In letter after letter, lawmakers made it clear that they want the FMC to grant the exemption. Members of Congress, many of whom sent identical letters of support, noted that the FMC has the authority to provide exemptions to OSRA rules, and that the ocean shipping marketplace has changed since Congress wrote the law in 1998. If congressional intent was unclear when the law was enacted, lawmakers are clarifying it now.

"The Commission was empowered with the ability to make these determinations so that such questions could be answered in a flexible and timely manner, without the necessity of legislative action by Congress," wrote Rep. Doc Hastings, R-Wash., a clear indication that the FMC will save Congress the time of changing the rule itself.

"The UPS petition, citing the recent evolution of the ocean shipping marketplace, is precisely the reason Congress granted such broad exemption authority to the FMC," Sen.
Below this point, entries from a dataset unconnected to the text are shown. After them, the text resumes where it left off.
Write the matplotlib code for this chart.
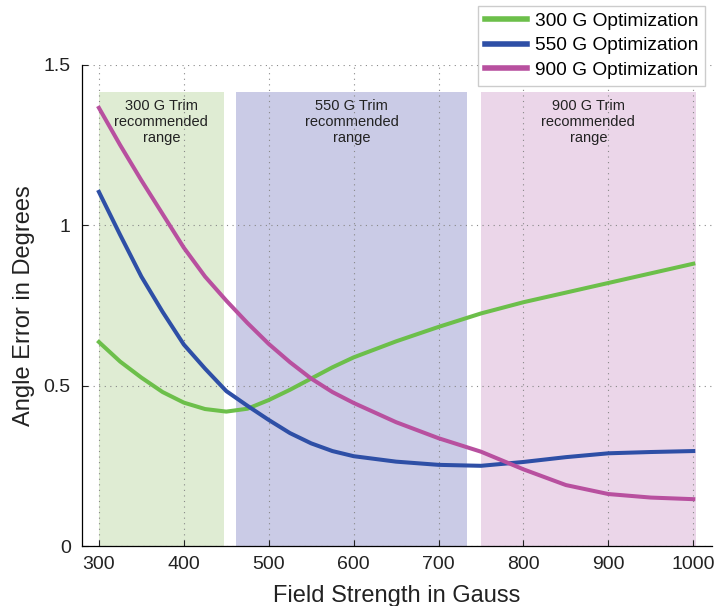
import matplotlib
matplotlib.use("Agg")
import matplotlib.pyplot as plt

# field strength samples (Gauss)
field = [300, 325, 350, 375, 400, 425, 450, 475, 500, 525, 550, 575, 600,
         650, 700, 750, 800, 850, 900, 950, 1000]

# angle error for each optimization
err300 = [0.636, 0.575, 0.525, 0.48, 0.447, 0.427, 0.419, 0.428, 0.455, 0.487, 0.522,
          0.557, 0.588, 0.638, 0.683, 0.725, 0.76, 0.79, 0.82, 0.85, 0.88]
err550 = [1.104, 0.97, 0.84, 0.73, 0.628, 0.553, 0.483, 0.437, 0.393, 0.352, 0.32,
          0.296, 0.28, 0.263, 0.253, 0.25, 0.262, 0.277, 0.289, 0.293, 0.296]
err900 = [1.366, 1.25, 1.14, 1.035, 0.93, 0.84, 0.765, 0.695, 0.63, 0.573, 0.522,
          0.48, 0.446, 0.386, 0.336, 0.294, 0.239, 0.19, 0.162, 0.151, 0.146]

labels = ["300 G Optimization", "550 G Optimization", "900 G Optimization"]

# recommended trim ranges
rangeStart = [300, 462, 750]
rangeEnd = [447, 733, 1003]
rangeText = ["300 G Trim\nrecommended\nrange", "550 G Trim\nrecommended\nrange",
             "900 G Trim\nrecommended\nrange"]

lineColours = ["#6cbf4a", "#2e4fa6", "#b8509f"]
shadeColours = ["#dfecd3", "#cacbe6", "#ebd6e9"]

plt.rcParams['font.family'] = ['Liberation Sans', 'DejaVu Sans']

fig = plt.figure(figsize=(7.25, 6.06), dpi=100)
ax = fig.add_axes([0.113, 0.099, 0.869, 0.794])

shadeTop = 1.415
for s, e, txt, c in zip(rangeStart, rangeEnd, rangeText, shadeColours):
    ax.axvspan(s, e, ymin=0, ymax=shadeTop / 1.5, color=c, lw=0, zorder=0)
    ax.text((s + e) / 2, 1.395, txt, ha="center", va="top", fontsize=10.5,
            color="#222222", linespacing=1.2, zorder=1)

for y, c, lab in zip([err300, err550, err900], lineColours, labels):
    ax.plot(field, y, color=c, lw=2.9, label=lab, zorder=3)

ax.set_xlim(280, 1022)
ax.set_ylim(0, 1.5)
ax.set_xticks([300, 400, 500, 600, 700, 800, 900, 1000])
ax.set_yticks([0, 0.5, 1, 1.5])
ax.set_yticklabels(["0", "0.5", "1", "1.5"])
ax.grid(True, linestyle=(0, (1, 4)), color="#888888", lw=0.8, zorder=0.5)
ax.tick_params(direction="in", labelsize=14, length=4, width=0.8, colors="#222222")
ax.tick_params(axis="y", pad=8)
ax.tick_params(axis="x", pad=7)
for side in ["top", "right"]:
    ax.spines[side].set_visible(False)
for side in ["left", "bottom"]:
    ax.spines[side].set_linewidth(0.9)

ax.set_xlabel("Field Strength in Gauss", fontsize=17, color="#222222", labelpad=9)
ax.set_ylabel("Angle Error in Degrees", fontsize=17, color="#222222", labelpad=6)

leg = fig.legend(loc="upper right", bbox_to_anchor=(0.978, 0.997), fontsize=13.8,
                 handlelength=2.2, handletextpad=0.4, labelspacing=0.38,
                 borderpad=0.35, borderaxespad=0.2, fancybox=False, framealpha=1,
                 edgecolor="#cccccc")
for line in leg.get_lines():
    line.set_linewidth(4)

fig.savefig("out.png", dpi=100)
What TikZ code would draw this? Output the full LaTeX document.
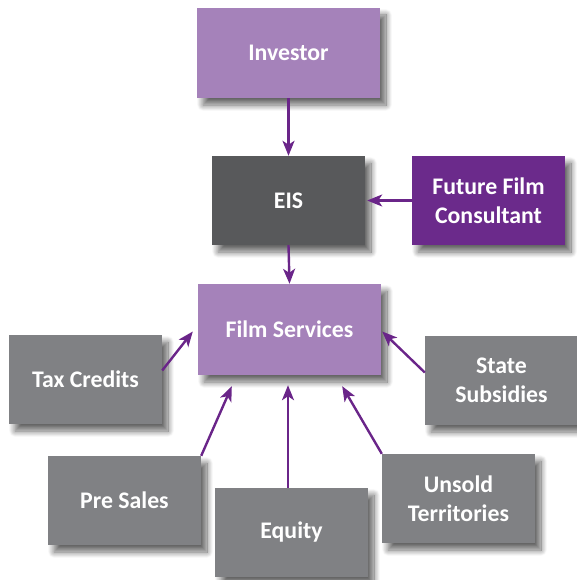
\documentclass[tikz,border=0pt]{standalone}
\usepackage{fontspec}
\setmainfont{Carlito}
\usetikzlibrary{arrows.meta,shadows.blur}
\definecolor{lilac}{HTML}{A582BA}
\definecolor{darkslate}{HTML}{58595B}
\definecolor{deepviolet}{HTML}{6B2A8B}
\definecolor{midgray}{HTML}{808184}
\definecolor{arrowviolet}{HTML}{6A2589}
\tikzset{
  box/.style={rectangle, minimum width=153pt, minimum height=89pt, inner sep=0pt,
    align=center, text=white, font=\fontsize{23.8}{28.5}\selectfont\bfseries,
    blur shadow={shadow xshift=6pt, shadow yshift=-7pt, shadow blur radius=6pt,
      shadow blur steps=14, shadow opacity=60}},
  widebox/.style={box, minimum width=183pt, minimum height=90pt},
  flow/.style={draw=arrowviolet, line width=2.4pt,
    -{Stealth[length=15pt, width=12pt, inset=4pt]}},
}
\begin{document}
\begin{tikzpicture}[x=1pt, y=-1pt]
  \useasboundingbox (0,0) rectangle (576,580);

  % top of the chain
  \node[widebox, fill=lilac] (investor) at (288.5,53) {Investor};
  \node[box, fill=darkslate] (eis) at (288.5,200.5) {EIS};
  \node[box, fill=deepviolet] (ffc) at (488.5,200.5) {Future Film\\Consultant};
  \node[widebox, fill=lilac, minimum height=91pt] (fs) at (289.5,329.5) {Film Services};

  % funding sources
  \node[box, fill=midgray] (tax) at (85.5,379.5) {Tax Credits};
  \node[box, fill=midgray] (state) at (501.5,380.5) {State\\Subsidies};
  \node[box, fill=midgray] (pre) at (124.5,500.5) {Pre Sales};
  \node[box, fill=midgray] (unsold) at (458.5,498.5) {Unsold\\Territories};
  \node[box, fill=midgray] (equity) at (291.5,532.5) {Equity};

  % connectors
  \draw[flow] (investor.south) -- (eis.north);
  \draw[flow] (eis.south) -- (fs.north);
  \draw[flow] (ffc.west) -- ([xshift=2pt]eis.east);
  \draw[flow] ([yshift=9pt]tax.east) -- ([xshift=-5pt,yshift=-2pt]fs.west);
  \draw[flow] (pre.north east) -- ([xshift=34pt,yshift=-11pt]fs.south west);
  \draw[flow] ([xshift=-3.5pt]equity.north) -- ([xshift=-1.5pt,yshift=-10pt]fs.south);
  \draw[flow] (unsold.north west) -- ([xshift=-39pt,yshift=-11pt]fs.south east);
  \draw[flow] ([yshift=8pt]state.west) -- ([xshift=1pt,yshift=-2pt]fs.east);
\end{tikzpicture}
\end{document}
Tom Harkin, D-Iowa, said in a typical letter to the FMC. "While anticipating dramatic changes in the ocean shipping industry with the passage of OSRA, Congress did not contemplate how fast or how smoothly the market could adapt to these changes. By granting this petition, the FMC will acknowledge these changes ..."

And while many lawmakers said they were "hopeful" the FMC would give the UPS petition its "utmost consideration and render an equitable decision," other members were more blunt in their direction to the commission.

"I would appreciate the Commission's consideration and support for UPS's petition to enter into confidential service contracts. I look forward to the Commission's favorable review," said Rep. Lane Evans, D-Ill., a member of the House Armed Services Committee.

The FMC also received letters from members of the House and Senate Appropriations committees and from Frank A. LoBiondo, R-N.J., chairman of the House Transportation and Infrastructure Committee's Coast Guard and Maritime Subcommittee.

The FMC is not expected to rule until next spring, said commission Secretary Bryant L. VanBrakle. The record on the petition does not close until Jan. 16. "It's a voluminous record already. There's a lot to look at, not to mention a lot going on," VanBrakle said.

UPS may also have administration support for changes, although perhaps not from the FMC itself. The U.S. Department of Justice also filed a letter with the FMC in support of the UPS petition, although it cited other companies that are interested in the change as well. "The department supports the common intent of these petitions, which is to permit more entities to compete with the VOCCs (vessel-operating common carriers) on an equal footing," the Department of Justice letter says. "When regulatory barriers that confront one class of actual or potential rivals are removed, competition is enhanced. The department believes that exempting all NVOs from all tariff-publication requirements would produce the greatest competitive benefits."